### AIM OF THE TASK
Set down, word for word, only the lines from the start of the records through the line bearing "const data = months.map((m, i)"; include no pictures.

Figure scripts
.....

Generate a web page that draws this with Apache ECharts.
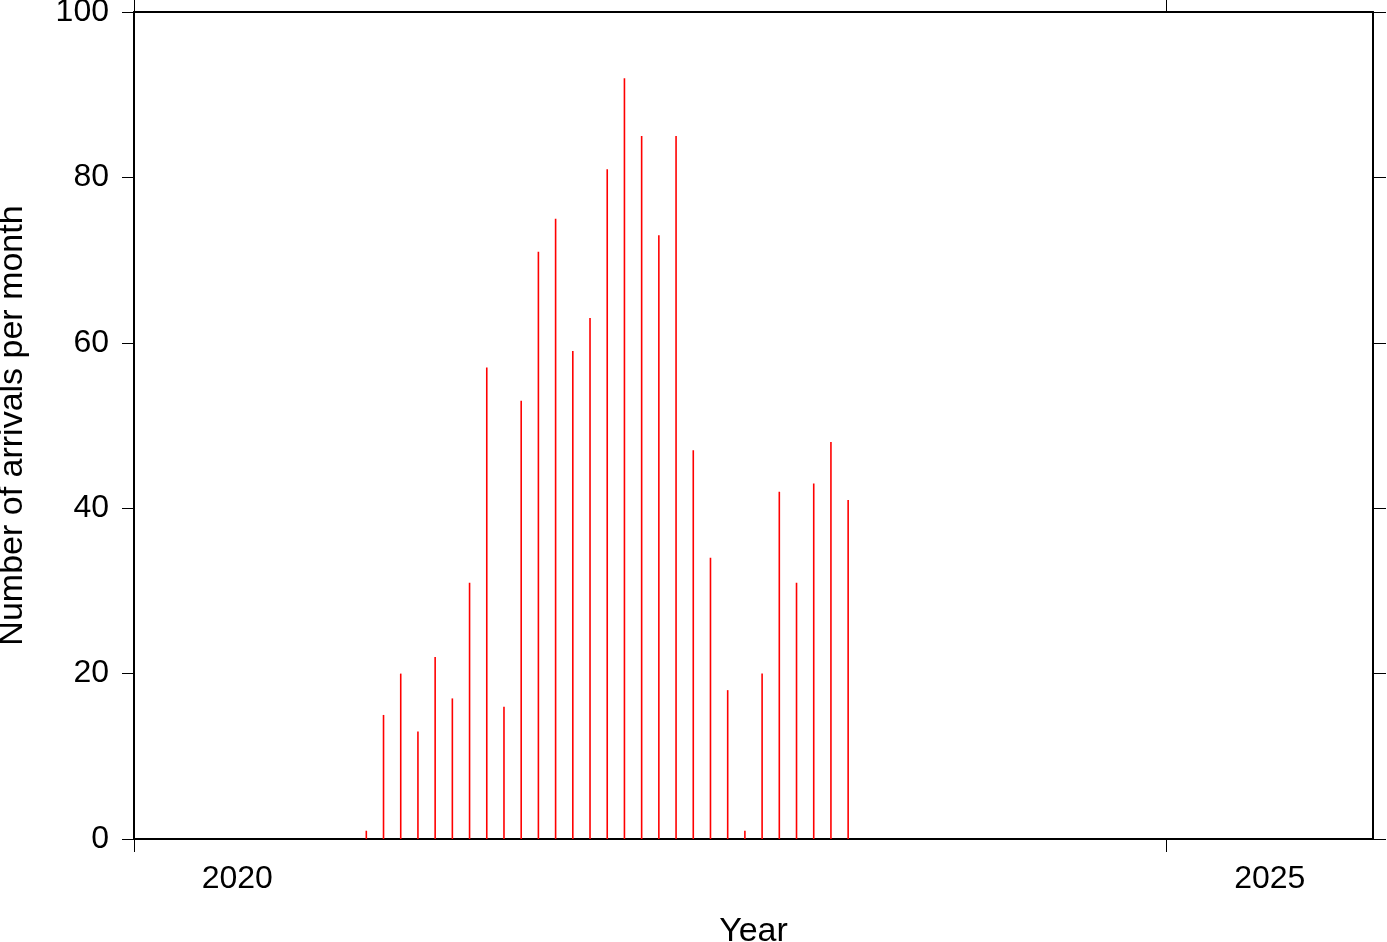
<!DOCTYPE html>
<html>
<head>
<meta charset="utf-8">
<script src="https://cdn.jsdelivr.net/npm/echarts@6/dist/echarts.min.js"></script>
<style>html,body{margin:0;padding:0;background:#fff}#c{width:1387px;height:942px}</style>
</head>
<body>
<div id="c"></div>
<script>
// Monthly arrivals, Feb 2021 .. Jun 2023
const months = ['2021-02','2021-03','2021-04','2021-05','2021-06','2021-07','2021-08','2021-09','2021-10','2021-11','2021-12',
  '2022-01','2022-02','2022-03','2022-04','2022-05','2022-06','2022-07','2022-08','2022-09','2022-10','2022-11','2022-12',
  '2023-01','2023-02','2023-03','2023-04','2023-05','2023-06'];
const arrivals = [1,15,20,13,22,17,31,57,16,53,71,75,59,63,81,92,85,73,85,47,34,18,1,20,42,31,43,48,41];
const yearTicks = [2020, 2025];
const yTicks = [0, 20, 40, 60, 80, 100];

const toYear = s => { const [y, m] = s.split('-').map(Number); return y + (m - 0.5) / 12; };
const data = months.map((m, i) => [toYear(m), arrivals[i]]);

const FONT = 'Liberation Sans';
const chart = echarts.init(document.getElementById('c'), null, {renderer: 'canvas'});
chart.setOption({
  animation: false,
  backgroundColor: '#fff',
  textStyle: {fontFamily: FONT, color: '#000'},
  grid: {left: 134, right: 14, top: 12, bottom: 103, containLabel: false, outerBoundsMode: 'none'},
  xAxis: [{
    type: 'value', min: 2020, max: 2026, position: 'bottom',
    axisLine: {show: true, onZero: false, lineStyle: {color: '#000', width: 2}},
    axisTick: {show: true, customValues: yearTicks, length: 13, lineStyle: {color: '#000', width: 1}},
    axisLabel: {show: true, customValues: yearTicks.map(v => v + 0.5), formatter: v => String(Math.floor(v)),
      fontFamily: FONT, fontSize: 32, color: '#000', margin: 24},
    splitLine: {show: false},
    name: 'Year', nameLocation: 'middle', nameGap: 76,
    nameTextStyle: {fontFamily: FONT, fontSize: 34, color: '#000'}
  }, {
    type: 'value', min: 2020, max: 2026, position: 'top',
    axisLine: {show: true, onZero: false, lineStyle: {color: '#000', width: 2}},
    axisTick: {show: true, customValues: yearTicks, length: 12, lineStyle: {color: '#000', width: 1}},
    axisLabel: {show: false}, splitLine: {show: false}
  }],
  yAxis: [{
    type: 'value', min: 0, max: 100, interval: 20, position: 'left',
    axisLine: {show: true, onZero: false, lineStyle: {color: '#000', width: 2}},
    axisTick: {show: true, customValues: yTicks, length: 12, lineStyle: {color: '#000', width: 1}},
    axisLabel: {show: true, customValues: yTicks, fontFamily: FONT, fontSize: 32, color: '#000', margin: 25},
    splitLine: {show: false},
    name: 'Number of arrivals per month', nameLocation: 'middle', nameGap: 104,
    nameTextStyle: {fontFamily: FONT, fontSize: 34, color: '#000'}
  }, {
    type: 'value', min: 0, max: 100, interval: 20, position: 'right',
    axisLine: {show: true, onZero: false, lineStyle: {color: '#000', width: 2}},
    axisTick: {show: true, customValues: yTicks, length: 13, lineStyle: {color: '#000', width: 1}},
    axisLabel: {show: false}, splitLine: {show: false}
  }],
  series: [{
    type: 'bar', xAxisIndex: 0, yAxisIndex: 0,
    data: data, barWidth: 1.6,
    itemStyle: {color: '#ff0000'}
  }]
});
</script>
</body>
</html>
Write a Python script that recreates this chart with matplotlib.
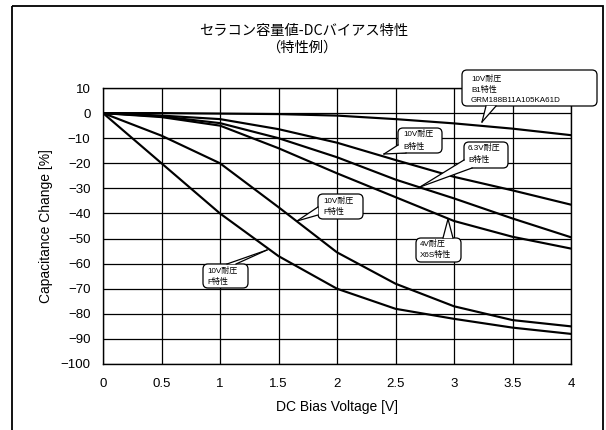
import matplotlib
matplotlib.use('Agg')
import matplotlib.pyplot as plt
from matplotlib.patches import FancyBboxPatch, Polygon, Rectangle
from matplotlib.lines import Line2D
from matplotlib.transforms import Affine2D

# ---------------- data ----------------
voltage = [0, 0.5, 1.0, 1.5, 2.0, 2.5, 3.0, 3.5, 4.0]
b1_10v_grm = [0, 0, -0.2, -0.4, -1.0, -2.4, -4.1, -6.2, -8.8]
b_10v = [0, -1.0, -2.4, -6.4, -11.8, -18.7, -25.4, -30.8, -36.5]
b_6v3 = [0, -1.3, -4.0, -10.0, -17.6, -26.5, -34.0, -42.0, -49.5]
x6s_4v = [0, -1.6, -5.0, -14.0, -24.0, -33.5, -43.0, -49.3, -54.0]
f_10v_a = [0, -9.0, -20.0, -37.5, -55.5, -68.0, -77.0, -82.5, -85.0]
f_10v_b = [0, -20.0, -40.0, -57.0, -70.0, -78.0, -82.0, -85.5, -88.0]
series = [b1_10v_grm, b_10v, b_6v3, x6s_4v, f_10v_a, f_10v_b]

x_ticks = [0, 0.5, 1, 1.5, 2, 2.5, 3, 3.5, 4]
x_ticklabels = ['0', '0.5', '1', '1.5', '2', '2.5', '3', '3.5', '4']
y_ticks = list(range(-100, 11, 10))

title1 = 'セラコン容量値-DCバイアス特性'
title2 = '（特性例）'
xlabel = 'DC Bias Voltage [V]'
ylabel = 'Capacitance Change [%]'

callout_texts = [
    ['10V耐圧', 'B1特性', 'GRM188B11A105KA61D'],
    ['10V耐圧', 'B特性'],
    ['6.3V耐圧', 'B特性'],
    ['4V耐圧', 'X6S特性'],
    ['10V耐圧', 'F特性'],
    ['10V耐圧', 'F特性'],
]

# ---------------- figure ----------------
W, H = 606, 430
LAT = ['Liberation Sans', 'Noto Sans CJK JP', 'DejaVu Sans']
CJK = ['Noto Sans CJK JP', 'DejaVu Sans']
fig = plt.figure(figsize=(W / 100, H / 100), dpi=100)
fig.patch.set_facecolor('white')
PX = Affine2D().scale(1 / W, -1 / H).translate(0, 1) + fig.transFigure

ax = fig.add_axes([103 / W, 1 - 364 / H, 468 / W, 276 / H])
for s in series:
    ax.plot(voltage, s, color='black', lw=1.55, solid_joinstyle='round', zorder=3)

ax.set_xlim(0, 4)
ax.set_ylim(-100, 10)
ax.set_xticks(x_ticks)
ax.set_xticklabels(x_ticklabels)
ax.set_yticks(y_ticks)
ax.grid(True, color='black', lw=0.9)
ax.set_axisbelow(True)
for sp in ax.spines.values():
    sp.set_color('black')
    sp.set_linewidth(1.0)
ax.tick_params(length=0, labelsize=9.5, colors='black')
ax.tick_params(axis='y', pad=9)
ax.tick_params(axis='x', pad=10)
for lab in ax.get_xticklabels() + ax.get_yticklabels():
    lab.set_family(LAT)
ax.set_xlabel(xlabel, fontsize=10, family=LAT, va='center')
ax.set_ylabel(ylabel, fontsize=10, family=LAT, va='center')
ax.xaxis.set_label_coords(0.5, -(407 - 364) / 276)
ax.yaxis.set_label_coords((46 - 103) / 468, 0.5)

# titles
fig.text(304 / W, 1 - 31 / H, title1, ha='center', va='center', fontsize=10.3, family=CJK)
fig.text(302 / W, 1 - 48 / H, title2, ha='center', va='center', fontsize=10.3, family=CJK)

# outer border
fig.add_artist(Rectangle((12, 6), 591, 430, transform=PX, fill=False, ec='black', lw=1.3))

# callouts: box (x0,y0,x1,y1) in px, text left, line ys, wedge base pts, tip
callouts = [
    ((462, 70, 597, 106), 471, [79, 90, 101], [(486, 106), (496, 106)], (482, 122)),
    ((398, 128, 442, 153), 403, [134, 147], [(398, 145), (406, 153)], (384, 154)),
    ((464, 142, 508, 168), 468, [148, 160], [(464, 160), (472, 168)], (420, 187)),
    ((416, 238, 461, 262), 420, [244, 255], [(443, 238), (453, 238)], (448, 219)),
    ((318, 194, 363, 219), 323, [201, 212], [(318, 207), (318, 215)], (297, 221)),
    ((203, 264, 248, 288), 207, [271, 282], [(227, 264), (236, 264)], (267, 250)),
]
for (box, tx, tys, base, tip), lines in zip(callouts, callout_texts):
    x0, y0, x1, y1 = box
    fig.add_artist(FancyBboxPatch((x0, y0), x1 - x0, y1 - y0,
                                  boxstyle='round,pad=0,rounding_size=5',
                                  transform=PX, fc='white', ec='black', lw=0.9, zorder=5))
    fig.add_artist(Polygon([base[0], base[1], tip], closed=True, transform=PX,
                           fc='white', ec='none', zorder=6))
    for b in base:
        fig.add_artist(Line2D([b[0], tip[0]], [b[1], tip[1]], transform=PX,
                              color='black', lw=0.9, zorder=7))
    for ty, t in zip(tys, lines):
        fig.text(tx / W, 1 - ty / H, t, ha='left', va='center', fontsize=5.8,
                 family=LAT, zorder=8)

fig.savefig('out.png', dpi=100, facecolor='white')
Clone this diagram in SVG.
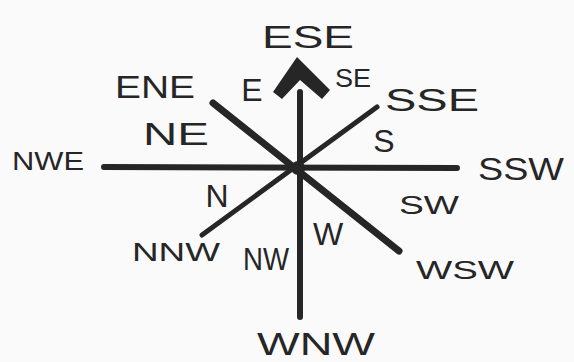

.....

### OUTPUT BELOW
Generate a web page that draws this with Apache ECharts.
<!DOCTYPE html>
<html>
<head>
<meta charset="utf-8">
<script src="https://cdn.jsdelivr.net/npm/echarts@6/dist/echarts.min.js"></script>
<style>html,body{margin:0;padding:0;background:#fff}#c{width:1387px;height:942px}</style>
</head>
<body>
<div id="c"></div>
<script>
// Monthly arrivals, Feb 2021 .. Jun 2023
const months = ['2021-02','2021-03','2021-04','2021-05','2021-06','2021-07','2021-08','2021-09','2021-10','2021-11','2021-12',
  '2022-01','2022-02','2022-03','2022-04','2022-05','2022-06','2022-07','2022-08','2022-09','2022-10','2022-11','2022-12',
  '2023-01','2023-02','2023-03','2023-04','2023-05','2023-06'];
const arrivals = [1,15,20,13,22,17,31,57,16,53,71,75,59,63,81,92,85,73,85,47,34,18,1,20,42,31,43,48,41];
const yearTicks = [2020, 2025];
const yTicks = [0, 20, 40, 60, 80, 100];

const toYear = s => { const [y, m] = s.split('-').map(Number); return y + (m - 0.5) / 12; };
const data = months.map((m, i) => [toYear(m), arrivals[i]]);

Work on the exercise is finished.